Custom Truck & Equipment
“To our knowledge, there’s no other company just like us,” Custom Truck & Equipment CEO Fred Ross says. When it comes to vocational trucks, cranes and heavy equipment, the Kansas City, Mo.-based company does everything: sells, fabricates, modifies, services and finances.
“This industry is very fragmented,” Ross explains. “You buy from one company, another installs it. There’s finger-pointing if there’s an issue. With us, we take responsibility for everything.”
According to Ross, there aren’t many one-stop shops like his because of the large investment and breadth of specialization required.
Growth in Leasing
Custom Truck & Equipment leases, too, if a customer needs something the budget doesn’t allow. “Because of the downturn in the economy, a lot of companies can’t afford to grow their fleets, but they need equipment,” Ross says.
Additionally, new government engine emission standards have caused price increases in recent years, making new purchases cost-prohibitive for some. About 40 percent of the company’s revenue is now generated from its leasing operation, which it has been expanding with new locations.
In 2008, the company opened a store in Fort Worth, Texas, followed by two more in the state — in Houston and Midland-Odessa. It also has a store in suburban Milwaukee and is in the process of opening one in suburban Denver.
“Our outlying stores are mini-versions of our main location,” says Fred’s brother and Sales and Marketing Director Vince Ross. “They sell and modify as well as rent.”
Core Operations
Custom Truck is not a franchised truck dealer, but an authorized body builder for most of the big truck names: Peterbilt, Kenworth, Mack, Dodge, Ford and Freightliner. It is a crane dealer for National Crane, Elliott, Terex, IMT and Tadano, an aerial device dealer for Versalift and a utility equipment dealer for Terex.
The main markets it serves include construction, oil and natural gas, mining, power line and railroad. It sells and rents to customers throughout the country.

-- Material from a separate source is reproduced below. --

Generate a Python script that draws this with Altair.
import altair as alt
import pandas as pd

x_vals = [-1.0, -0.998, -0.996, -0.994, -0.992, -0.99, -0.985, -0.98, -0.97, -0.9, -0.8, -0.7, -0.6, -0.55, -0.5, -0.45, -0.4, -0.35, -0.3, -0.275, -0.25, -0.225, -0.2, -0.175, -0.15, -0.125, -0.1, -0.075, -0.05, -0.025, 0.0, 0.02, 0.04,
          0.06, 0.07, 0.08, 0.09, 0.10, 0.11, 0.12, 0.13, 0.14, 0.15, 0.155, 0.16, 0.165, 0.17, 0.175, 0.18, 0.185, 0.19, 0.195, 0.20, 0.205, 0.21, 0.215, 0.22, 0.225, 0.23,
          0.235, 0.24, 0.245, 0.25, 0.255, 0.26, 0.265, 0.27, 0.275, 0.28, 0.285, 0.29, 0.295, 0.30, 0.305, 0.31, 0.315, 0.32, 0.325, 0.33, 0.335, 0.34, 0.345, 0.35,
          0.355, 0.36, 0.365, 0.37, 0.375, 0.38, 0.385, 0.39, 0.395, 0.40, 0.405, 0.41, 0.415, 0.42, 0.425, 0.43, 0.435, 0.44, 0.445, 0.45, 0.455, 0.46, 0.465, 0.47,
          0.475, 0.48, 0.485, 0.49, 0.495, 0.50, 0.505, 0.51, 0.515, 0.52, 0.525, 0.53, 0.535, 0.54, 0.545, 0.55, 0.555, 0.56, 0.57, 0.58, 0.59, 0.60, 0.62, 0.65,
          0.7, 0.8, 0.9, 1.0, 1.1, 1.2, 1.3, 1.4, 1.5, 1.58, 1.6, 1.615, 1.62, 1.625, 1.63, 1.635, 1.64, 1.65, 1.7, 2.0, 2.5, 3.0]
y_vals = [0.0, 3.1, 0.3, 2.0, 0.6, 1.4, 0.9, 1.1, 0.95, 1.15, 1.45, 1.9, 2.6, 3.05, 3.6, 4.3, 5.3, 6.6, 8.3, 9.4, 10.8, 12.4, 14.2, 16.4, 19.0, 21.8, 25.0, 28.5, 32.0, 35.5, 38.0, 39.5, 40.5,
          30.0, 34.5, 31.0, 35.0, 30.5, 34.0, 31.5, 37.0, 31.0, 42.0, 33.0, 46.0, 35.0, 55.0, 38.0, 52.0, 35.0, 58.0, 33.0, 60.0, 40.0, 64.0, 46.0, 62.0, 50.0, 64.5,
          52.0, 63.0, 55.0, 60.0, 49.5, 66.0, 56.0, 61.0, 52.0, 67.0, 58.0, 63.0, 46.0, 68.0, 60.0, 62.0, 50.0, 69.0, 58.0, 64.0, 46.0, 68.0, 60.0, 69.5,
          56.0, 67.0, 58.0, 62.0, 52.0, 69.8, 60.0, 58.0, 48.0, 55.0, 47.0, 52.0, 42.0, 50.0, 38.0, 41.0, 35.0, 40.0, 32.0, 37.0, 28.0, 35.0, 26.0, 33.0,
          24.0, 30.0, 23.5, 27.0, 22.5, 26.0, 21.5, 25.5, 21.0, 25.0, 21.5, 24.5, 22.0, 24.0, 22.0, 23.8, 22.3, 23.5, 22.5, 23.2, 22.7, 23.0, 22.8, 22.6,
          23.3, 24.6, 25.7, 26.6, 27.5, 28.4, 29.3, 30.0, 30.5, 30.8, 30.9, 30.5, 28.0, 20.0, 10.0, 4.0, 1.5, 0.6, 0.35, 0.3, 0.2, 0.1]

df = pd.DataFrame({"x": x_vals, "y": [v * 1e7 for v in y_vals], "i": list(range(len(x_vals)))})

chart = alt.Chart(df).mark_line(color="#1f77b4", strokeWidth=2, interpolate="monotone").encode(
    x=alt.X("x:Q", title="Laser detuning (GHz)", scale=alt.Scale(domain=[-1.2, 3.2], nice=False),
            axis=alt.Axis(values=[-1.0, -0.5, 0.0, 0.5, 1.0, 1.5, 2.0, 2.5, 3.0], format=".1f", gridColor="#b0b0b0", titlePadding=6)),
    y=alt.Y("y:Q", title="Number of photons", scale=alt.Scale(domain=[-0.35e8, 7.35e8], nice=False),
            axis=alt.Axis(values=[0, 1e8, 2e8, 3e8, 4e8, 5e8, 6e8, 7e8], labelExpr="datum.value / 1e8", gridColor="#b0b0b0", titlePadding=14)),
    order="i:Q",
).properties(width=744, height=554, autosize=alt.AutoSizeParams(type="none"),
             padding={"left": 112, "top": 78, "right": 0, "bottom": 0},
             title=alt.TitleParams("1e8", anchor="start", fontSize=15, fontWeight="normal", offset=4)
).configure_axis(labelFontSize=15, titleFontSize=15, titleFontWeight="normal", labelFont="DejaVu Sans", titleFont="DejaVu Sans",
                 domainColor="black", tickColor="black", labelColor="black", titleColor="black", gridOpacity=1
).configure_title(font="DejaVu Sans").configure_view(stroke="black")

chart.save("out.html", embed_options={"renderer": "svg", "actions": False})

With the construction industry still weak, “no one is buying dump trucks or cement mixers,” Fred Ross says, which was once its core business. “It’ll turn around, but we don’t know when. Whatever happens, we are diversified and can adapt.” For example, its railroad business — primarily specialized service vehicles for maintaining rail — has been on an upswing.
Family Business
Fred Ross, who has been in the truck equipment and crane industry for more than 30 years, started his career at his grandfather’s fuel and service station. He worked on smaller trucks and cars, before going out on his own in the 1980s to work on bigger trucks and equipment, eventually starting Custom Truck & Equipment in 1996.
His brother Joe Ross is vice president of sales. Another brother, Chris Ross, is vice president of operations. Yet another brother, Jim Ross, is CFO. A total of 12 family members — including five other siblings as well as nieces and nephews — work for the company in a variety of capacities.
“All of us come from a background of building trucks from the ground up,” Joe Ross says. “We’re not just salesmen. We know trucks and how they work.” And it wasn’t overnight, he says, that the family developed its knowledge of equipment and expertise in equipment customization and service.
Custom Truck’s Kansas City headquarters consists of six buildings totaling 230,000 square feet of space on 50 acres of land in a once-blighted area of the city. It is the former site of a long-closed steel plant. “We grew up in the inner city,” Chris Ross says. “We’ve invested millions in this location to help revitalize the community.”